» JOB
Extract, unchanged, each line of the listing below from its first line through the line that contains "69.13, 85.76, 93.30, 95.04, 96.32, 96.83, 97.51, 99.9]", inclusive, and nothing else.

» DATA EXTRACT
▶
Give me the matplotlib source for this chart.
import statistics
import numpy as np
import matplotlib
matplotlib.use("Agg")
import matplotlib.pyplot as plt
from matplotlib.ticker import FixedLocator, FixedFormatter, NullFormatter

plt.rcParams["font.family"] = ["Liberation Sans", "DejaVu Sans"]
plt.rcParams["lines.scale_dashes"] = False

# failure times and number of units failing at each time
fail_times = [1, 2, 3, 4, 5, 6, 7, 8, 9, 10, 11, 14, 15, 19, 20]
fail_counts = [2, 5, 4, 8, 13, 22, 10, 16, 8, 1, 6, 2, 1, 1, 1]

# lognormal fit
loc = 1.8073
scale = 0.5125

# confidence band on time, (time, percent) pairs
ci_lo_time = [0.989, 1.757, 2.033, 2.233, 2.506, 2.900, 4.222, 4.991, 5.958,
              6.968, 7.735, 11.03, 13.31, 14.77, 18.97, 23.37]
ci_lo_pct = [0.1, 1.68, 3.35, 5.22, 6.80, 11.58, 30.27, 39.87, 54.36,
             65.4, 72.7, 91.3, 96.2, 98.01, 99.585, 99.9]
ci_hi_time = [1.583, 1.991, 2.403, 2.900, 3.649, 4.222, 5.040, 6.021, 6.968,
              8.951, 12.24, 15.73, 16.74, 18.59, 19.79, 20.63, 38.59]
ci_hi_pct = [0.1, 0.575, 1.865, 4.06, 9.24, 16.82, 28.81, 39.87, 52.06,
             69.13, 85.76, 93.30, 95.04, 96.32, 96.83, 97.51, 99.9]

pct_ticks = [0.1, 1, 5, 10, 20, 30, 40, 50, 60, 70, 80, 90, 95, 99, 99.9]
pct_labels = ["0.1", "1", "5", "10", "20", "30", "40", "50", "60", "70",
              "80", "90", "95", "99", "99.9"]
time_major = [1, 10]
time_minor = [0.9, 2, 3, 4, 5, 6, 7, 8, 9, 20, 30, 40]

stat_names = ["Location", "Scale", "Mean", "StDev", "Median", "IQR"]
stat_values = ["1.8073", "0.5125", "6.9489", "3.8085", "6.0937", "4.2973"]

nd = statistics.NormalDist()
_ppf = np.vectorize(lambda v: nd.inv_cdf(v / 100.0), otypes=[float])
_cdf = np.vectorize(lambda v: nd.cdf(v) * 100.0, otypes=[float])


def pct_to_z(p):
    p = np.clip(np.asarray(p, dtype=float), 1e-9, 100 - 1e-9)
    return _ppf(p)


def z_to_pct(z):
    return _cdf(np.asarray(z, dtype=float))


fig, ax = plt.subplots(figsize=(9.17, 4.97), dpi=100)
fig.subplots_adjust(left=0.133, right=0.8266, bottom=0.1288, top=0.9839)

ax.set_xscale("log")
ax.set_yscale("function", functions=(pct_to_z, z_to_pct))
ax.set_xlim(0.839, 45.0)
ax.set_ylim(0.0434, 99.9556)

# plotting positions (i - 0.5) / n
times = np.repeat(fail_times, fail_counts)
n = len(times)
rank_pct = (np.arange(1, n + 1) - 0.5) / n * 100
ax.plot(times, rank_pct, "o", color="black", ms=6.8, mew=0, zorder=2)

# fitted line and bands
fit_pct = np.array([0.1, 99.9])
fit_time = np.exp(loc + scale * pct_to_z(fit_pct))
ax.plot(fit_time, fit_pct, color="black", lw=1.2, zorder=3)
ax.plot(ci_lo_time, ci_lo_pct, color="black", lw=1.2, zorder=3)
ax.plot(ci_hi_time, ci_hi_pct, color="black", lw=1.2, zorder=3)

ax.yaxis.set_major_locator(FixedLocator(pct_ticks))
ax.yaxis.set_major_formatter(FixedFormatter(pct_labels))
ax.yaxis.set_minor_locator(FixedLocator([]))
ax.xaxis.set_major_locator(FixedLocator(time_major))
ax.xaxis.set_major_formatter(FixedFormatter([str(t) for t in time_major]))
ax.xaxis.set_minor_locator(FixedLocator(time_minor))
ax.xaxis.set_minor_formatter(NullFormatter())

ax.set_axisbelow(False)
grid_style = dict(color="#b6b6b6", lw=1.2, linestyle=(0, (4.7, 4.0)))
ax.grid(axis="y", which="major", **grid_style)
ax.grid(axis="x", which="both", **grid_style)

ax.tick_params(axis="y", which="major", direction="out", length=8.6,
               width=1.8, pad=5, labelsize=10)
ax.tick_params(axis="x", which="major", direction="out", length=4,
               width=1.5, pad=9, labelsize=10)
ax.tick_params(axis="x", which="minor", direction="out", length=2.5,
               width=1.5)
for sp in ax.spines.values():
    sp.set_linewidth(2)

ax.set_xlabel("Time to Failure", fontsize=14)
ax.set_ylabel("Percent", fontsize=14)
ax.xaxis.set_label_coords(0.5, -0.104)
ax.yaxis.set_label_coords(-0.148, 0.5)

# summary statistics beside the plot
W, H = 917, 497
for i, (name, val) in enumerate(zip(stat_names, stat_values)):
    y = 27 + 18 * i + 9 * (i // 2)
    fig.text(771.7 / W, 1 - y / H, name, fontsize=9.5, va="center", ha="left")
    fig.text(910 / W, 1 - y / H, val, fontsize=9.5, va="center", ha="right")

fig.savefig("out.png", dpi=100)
◀
» WRITTEN REPLY
Give me the matplotlib source for this chart.
import statistics
import numpy as np
import matplotlib
matplotlib.use("Agg")
import matplotlib.pyplot as plt
from matplotlib.ticker import FixedLocator, FixedFormatter, NullFormatter

plt.rcParams["font.family"] = ["Liberation Sans", "DejaVu Sans"]
plt.rcParams["lines.scale_dashes"] = False

# failure times and number of units failing at each time
fail_times = [1, 2, 3, 4, 5, 6, 7, 8, 9, 10, 11, 14, 15, 19, 20]
fail_counts = [2, 5, 4, 8, 13, 22, 10, 16, 8, 1, 6, 2, 1, 1, 1]

# lognormal fit
loc = 1.8073
scale = 0.5125

# confidence band on time, (time, percent) pairs
ci_lo_time = [0.989, 1.757, 2.033, 2.233, 2.506, 2.900, 4.222, 4.991, 5.958,
              6.968, 7.735, 11.03, 13.31, 14.77, 18.97, 23.37]
ci_lo_pct = [0.1, 1.68, 3.35, 5.22, 6.80, 11.58, 30.27, 39.87, 54.36,
             65.4, 72.7, 91.3, 96.2, 98.01, 99.585, 99.9]
ci_hi_time = [1.583, 1.991, 2.403, 2.900, 3.649, 4.222, 5.040, 6.021, 6.968,
              8.951, 12.24, 15.73, 16.74, 18.59, 19.79, 20.63, 38.59]
ci_hi_pct = [0.1, 0.575, 1.865, 4.06, 9.24, 16.82, 28.81, 39.87, 52.06,
             69.13, 85.76, 93.30, 95.04, 96.32, 96.83, 97.51, 99.9]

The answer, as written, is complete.